In June, 2015, Vancouver city council passed a bylaw establishing a licensing process for the city's storefront pot shops. The bylaw sought to regulate everything from the minimum age of patrons to promotional displays to a buffer zone between schools. While some businesses have advanced to the next stage of review, no storefront has yet to receive a coveted full business licence, and all stores that did not advance were supposed to close by April 29. The next day, city officials there began ticketing some locations and threatened court-ordered shutdowns. There's no similar bylaw in Toronto targeting storefronts, though that hasn't stopped the city's chief municipal licensing investigator from suggesting that enforcement action would be taken.
However, our Constitution as passed in 1867 prescribed a federalist system of government that divided the power to enact laws between the levels of government. Under what's known as the doctrine of paramountcy, the Constitution dictates that the federal government has exclusive authority over certain matters, including criminal laws. That's not to say other levels of government can't levy conduct-curbing sanctions on businesses and individuals – cities do that all the time. But the moment they attempt to regulate something that is at its core a matter of criminal law, they are overstepping into the exclusive criminal-law power of the federal government.
Vancouver's city staff, cognizant of this hazard, drafted the bylaw's language with finesse so that it appears to comply with the division of powers. Instead of explicitly targeting businesses that sell marijuana, the bylaw purports to cover "retail business in which the use of marijuana for medicinal purposes is advocated." Similarly, there are no rules about the supply or quality of marijuana, and the ban on "edibles" that storefronts face is actually a blanket ban on foods that doesn't mention the substance. But even with the textual sleight of hand, Vancouver may not be in the clear.

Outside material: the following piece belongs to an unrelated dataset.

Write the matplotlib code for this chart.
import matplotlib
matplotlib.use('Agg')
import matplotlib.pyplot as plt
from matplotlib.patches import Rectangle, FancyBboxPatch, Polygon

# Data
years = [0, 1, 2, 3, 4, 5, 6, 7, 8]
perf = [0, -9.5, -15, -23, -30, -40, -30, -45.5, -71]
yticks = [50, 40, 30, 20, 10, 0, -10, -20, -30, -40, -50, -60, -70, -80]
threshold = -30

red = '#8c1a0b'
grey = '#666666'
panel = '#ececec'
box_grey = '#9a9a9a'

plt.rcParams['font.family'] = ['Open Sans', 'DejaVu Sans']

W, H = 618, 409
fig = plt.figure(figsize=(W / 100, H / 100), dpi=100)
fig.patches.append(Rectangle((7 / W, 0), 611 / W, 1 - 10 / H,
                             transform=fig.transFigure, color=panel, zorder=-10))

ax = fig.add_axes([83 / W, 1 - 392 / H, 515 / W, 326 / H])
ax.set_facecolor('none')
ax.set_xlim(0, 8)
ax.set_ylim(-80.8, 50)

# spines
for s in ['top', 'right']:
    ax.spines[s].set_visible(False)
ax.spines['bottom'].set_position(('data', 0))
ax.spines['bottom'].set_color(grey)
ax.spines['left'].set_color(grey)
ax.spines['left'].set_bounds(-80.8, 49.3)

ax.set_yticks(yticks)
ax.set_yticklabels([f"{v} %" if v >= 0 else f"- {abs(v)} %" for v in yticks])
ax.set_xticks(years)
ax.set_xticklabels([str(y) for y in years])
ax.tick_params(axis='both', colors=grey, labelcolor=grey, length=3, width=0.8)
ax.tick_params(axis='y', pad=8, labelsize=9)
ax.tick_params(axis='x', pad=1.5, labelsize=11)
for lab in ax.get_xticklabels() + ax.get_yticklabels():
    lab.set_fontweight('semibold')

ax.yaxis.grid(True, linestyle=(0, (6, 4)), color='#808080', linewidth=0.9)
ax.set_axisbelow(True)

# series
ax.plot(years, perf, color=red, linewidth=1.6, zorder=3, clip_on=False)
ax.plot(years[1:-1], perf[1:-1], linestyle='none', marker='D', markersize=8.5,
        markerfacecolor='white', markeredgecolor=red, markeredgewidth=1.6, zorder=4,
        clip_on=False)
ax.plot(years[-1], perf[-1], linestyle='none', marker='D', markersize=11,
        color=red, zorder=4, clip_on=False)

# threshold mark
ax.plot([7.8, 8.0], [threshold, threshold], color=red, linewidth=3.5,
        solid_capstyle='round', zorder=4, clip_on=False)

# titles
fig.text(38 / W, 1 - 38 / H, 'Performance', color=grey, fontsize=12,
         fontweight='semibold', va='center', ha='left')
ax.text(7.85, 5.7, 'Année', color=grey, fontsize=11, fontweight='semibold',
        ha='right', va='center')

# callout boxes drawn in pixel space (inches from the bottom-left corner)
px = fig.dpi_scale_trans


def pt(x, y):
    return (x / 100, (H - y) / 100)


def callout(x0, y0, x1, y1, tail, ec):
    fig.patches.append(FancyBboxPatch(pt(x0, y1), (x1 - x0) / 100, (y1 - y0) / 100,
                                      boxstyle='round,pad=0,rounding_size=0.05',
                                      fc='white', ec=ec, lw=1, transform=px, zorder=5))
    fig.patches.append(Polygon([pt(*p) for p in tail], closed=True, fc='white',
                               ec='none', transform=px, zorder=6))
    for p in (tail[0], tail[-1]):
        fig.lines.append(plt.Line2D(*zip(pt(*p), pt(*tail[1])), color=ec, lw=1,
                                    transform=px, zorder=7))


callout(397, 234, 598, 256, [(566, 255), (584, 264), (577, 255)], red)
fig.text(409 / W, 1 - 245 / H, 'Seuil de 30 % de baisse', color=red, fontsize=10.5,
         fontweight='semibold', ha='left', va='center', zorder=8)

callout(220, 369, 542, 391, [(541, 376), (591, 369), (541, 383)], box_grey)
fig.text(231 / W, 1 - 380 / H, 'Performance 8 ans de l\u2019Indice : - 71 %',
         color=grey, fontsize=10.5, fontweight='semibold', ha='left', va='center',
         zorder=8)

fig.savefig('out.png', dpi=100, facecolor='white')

In 2013, the Ontario Court of Justice invalidated multiple sections of bylaw in Vaughan that targetted "body rub parlours," finding that while the city had the general ability to regulate businesses within its boundaries, some of the bylaw's regulations were an attempt to regulate the morality of prostitution, which only the federal government can do.
Toronto officials have referenced an existing marijuana-related zoning bylaw dictating where Health Canada-approved licensed producers of federal mail-order medical marijuana can establish their facilities. While the federal government contemplated localized zoning bylaws for licensed producers, it never did the same with respect to outlaw dispensary storefronts. Any attempt at homemade enforcement could be beyond the city's legal authority.
Clearly, Vancouver and Toronto are one compelling court challenge away from having their hands tied by a judge.
What must happen next? Prime Minister Justin Trudeau should realize that the dispensary boom won't settle down on its own. Ottawa should immediately bring provinces and cities to the table, and temporarily devolve some of its power so that dispensary growth can be responsibly managed before more robust federal legislation is introduced. This also serves a secondary purpose of identifying and measuring the kinds of rules that work for our communities before imposing a nationwide regulatory regime.